Toxins and chemicals in scorpion venom-SV Neurotoxin, cardiotoxin, nephrotoxin, haemolytic toxin, phosphodiesterases, phospholipases, hyaluronidases, glycosaminoglycans, histamine, serotonin*, tryptophan, and cytokine releasers.
*Which may contribute to the pain of with scorpion envenomation.
Pathophysiology SV has neuromuscular and autonomic effects, and causes local tissue damage. Its primary targets are voltage-dependent ion channels, leading to prolonged neural activity, cardiopulmonary and end-organ effects secondary to autonomic excitation. Somatic and cranial nerve hyperactivity result from neuromuscular overstimulation.

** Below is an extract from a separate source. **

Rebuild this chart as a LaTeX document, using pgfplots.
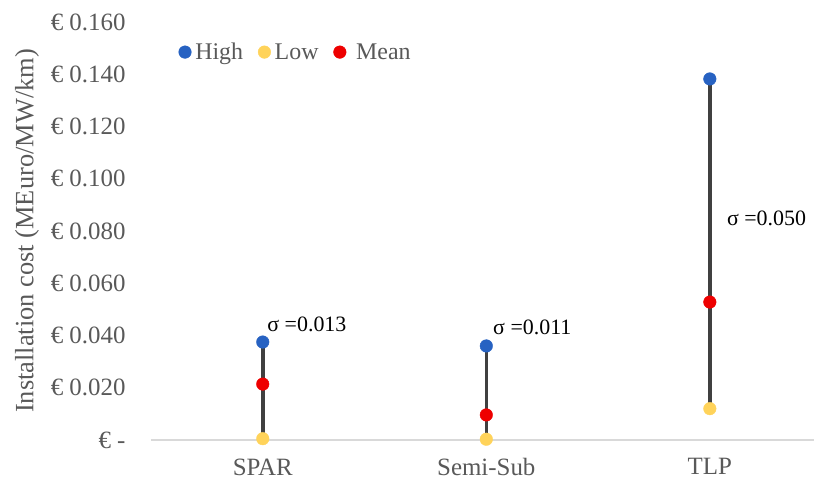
\documentclass[border=0pt]{standalone}
\usepackage{pgfplots}
\pgfplotsset{compat=1.18}
\usepackage{fontspec}
\setmainfont{Liberation Serif}
\definecolor{txtgray}{HTML}{595959}
\definecolor{hiblue}{HTML}{2762C2}
\definecolor{loyellow}{HTML}{FFD35A}
\definecolor{mnred}{HTML}{EE0000}
\definecolor{stemgray}{HTML}{404040}
\definecolor{basegray}{HTML}{D9D9D9}
\begin{document}
\begin{tikzpicture}[x=1bp,y=1bp]
\begin{axis}[
  name=ax,
  at={(0,0)}, anchor=south west,
  scale only axis,
  width=663bp, height=418bp,
  xmin=-0.5, xmax=2.466,
  ymin=0, ymax=0.160,
  clip=false,
  axis x line*=bottom,
  axis y line*=left,
  y axis line style={draw=none},
  x axis line style={basegray, line width=1.2bp, -},
  xtick={0,1,2},
  xticklabels={SPAR, Semi-Sub, TLP},
  major tick length=0pt,
  xticklabel style={font=\fontsize{25}{29}\selectfont, text=txtgray, yshift=-15bp},
  ytick={0,0.02,0.04,0.06,0.08,0.10,0.12,0.14,0.16},
  yticklabels={{€ -},{€ 0.020},{€ 0.040},{€ 0.060},{€ 0.080},{€ 0.100},{€ 0.120},{€ 0.140},{€ 0.160}},
  yticklabel style={font=\fontsize{25}{29}\selectfont, text=txtgray, anchor=east, xshift=-22bp},
  ylabel={Installation cost (MEuro/MW/km)},
  ylabel style={font=\fontsize{26.5}{30}\selectfont, text=txtgray},
  ylabel shift=5bp,
  legend style={at={(0.037,0.928)}, anchor=west, draw=none, fill=none,
    font=\fontsize{24}{28}\selectfont, text=txtgray, column sep=2bp,
    /tikz/every even column/.append style={column sep=13bp}},
  legend columns=3,
  legend cell align=left,
]
% stems (Low to High)
\addplot[stemgray, line width=3.5bp, forget plot] coordinates {(0,0.0005) (0,0.0375)};
\addplot[stemgray, line width=3.5bp, forget plot] coordinates {(1,0.0003) (1,0.0360)};
\addplot[stemgray, line width=3.5bp, forget plot] coordinates {(2,0.0120) (2,0.1382)};
% markers
\addplot[only marks, mark=*, mark size=6.3bp, hiblue, mark options={draw=hiblue, fill=hiblue}]
  coordinates {(0,0.0375) (1,0.0360) (2,0.1382)};
\addlegendentry{High}
\addplot[only marks, mark=*, mark size=6.3bp, loyellow, mark options={draw=loyellow, fill=loyellow}]
  coordinates {(0,0.0005) (1,0.0003) (2,0.0120)};
\addlegendentry{Low}
\addplot[only marks, mark=*, mark size=6.3bp, mnred, mark options={draw=mnred, fill=mnred}]
  coordinates {(0,0.0214) (1,0.0096) (2,0.0528)};
\addlegendentry{\hspace{6bp}Mean}
% annotations
\node[anchor=west, font=\fontsize{22}{26}\selectfont, inner sep=0pt] at (axis cs:0.02,0.0442) {σ =0.013};
\node[anchor=west, font=\fontsize{22}{26}\selectfont, inner sep=0pt] at (axis cs:1.03,0.0433) {σ =0.011};
\node[anchor=west, font=\fontsize{22}{26}\selectfont, inner sep=0pt] at (axis cs:2.076,0.085) {σ =0.050};
\end{axis}
\pgfresetboundingbox
\path ([shift={(-151bp,-42bp)}]ax.south west) rectangle ([shift={(0bp,22bp)}]ax.north east);
\end{tikzpicture}
\end{document}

Neurotoxins are the most potent toxins: they are heat-stable, have low molecular weight, and impair activity in nerves, muscles, and the heart by altering ion channel permeability. They are divided into two broad groups:
• Long-chain polypeptide neurotoxins Lock voltage-dependent sodium channels in the open position, leading to continuous, prolonged, repetitive firing of the somatic, sympathetic, and parasympathetic neurons, symptoms of autonomic and neuromuscular overexcitation and prevention of normal nerve impulse transmissions, in addition to flooding the region with neurotransmitters–e.g., epinephrine, norepinephrine, acetylcholine, glutamate, and aspartate.
• Short polypeptide neurotoxins Block potassium channels.
The binding of neurotoxins to the host is reversible, but different neurotoxins have different affinities.
The stability of the neurotoxin is due to the 4 disulfide bridges that fold the neurotoxin into a very compact 3-dimensional structure, thus making it resistant to pH and temperature changes. However, reagents that can break the disulfide bridges can inactivate this toxin by causing it to unfold. Also, the antigenicity of this toxin is dependent on the length and number of exposed regions that are sticking out of the 3-dimensional structure.